The Court of Appeals will close the Historic Courthouse Building and cancel all oral arguments scheduled through May 31, 2020. Cancelled cases will be decided without oral argument unless the Court determines that oral argument is otherwise necessary. Parties are permitted to file a motion requesting oral argument. The Court’s Order also expressly encourages the filing of motions for summary affirmance for parties seeking a decision prior to briefing or oral argument. By instituting and encouraging these policies, it appears the Court is attempting to avoid further delay by allowing judges greater latitude to decide cases without briefing or oral argument. We may see a departure from the Court’s existing procedure where many cases are argued prior to the Court’s decision.

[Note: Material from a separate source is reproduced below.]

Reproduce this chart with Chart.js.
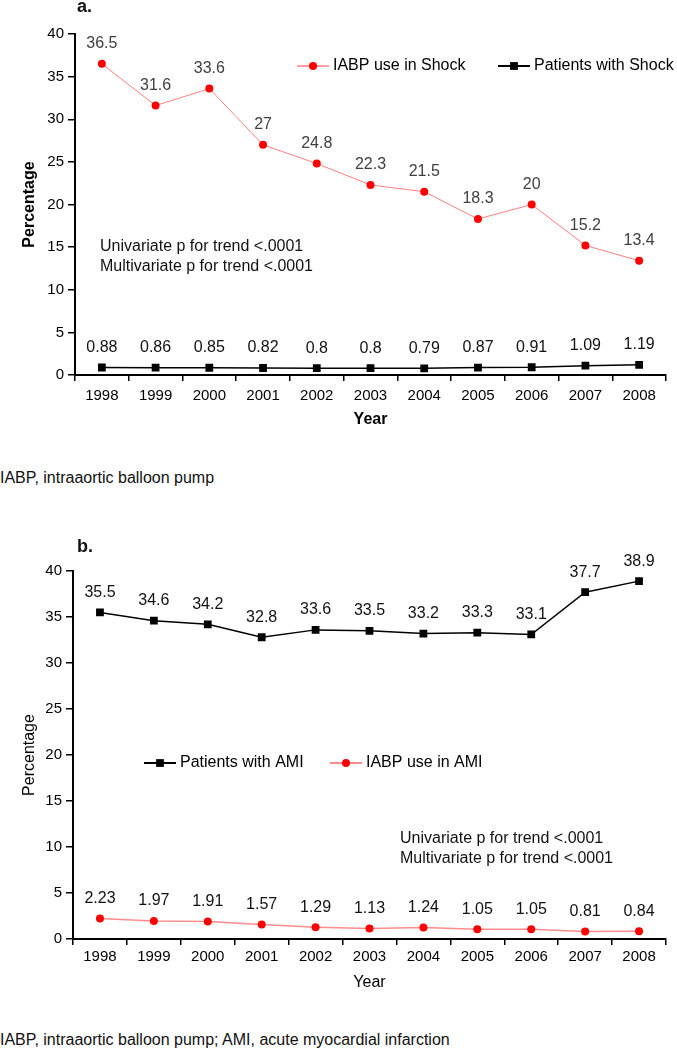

Another significant change under the Order is the suspension and tolling of all filing deadlines until May 31, 2020, including the statutory timeframe to file an appeal as well as deadlines for briefing and motions in pending appeals. For example, if an appellant was statutorily required to file an appeal on or before March 24, 2020, the appellant now has until May 31, 2020, to file the appeal. Similarly, a briefing deadline that falls between March 23, 2020, and May 30, 2020, is automatically extended to May 31, 2020. The Court will continue to accept new filings notwithstanding the tolling of deadlines.

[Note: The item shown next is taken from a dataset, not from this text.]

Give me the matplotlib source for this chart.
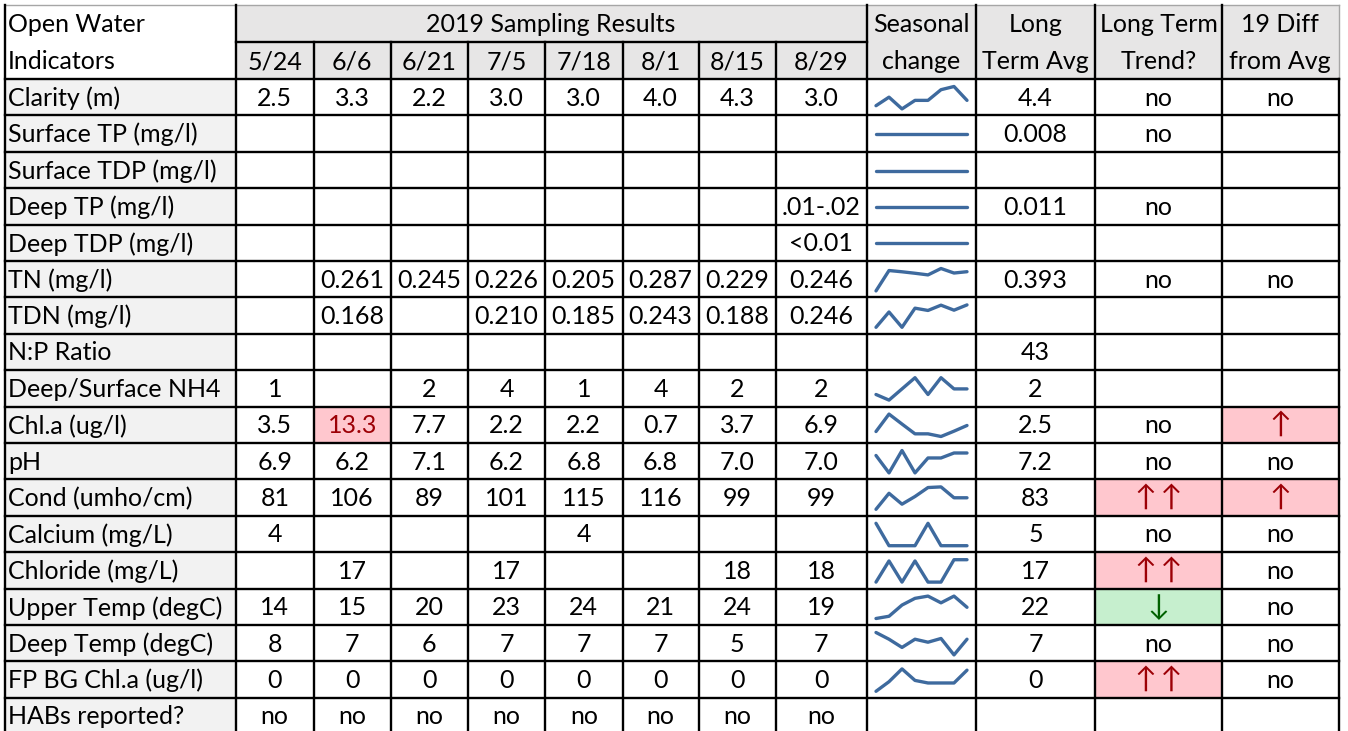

With regard to pending appeals where briefing is completed, the Court of Appeals has not issued any major changes to operations. It will continue to issue decisions on pending cases that have already been argued or do not require oral argument.
We are cautiously optimistic this policy will help break the logjam of pending zoning appeals. Currently, there are 15 cases before the Court of Appeals that concern an appeal of either the District of Columbia Zoning Commission or the District of Columbia Board of Zoning Adjustment. Of those 15 cases, eight appeals are “under advisement,” meaning the case has been briefed, argued, and is awaiting a written decision from the Court. Another three cases have finished briefing but are awaiting calendaring for oral argument. The pending zoning appeals include Zoning Commission approvals of an 80 townhome development in the Michigan Park neighborhood and a 20-acre redevelopment in the Brookland neighborhood that will feature over 1,700 residential units and retail space; unfortunately, further delaying much needed housing stock in the District Of Columbia.
By limiting the number of cases being argued and encouraging summary affirmance, judges can dedicate more time to writing and issuing written decisions. For frame of reference, a review of recent zoning appeals shows the Court is scheduling oral argument, an average of five to six months after briefing is completed. Written decisions are generally issued an additional six to seven months after oral argument. Although cases may be different depending on complexity, the process from briefing to decision often takes a year or more. As a result of these emergency polices, the Court of Appeals may be able to issue decisions in a more expedited fashion in the coming months.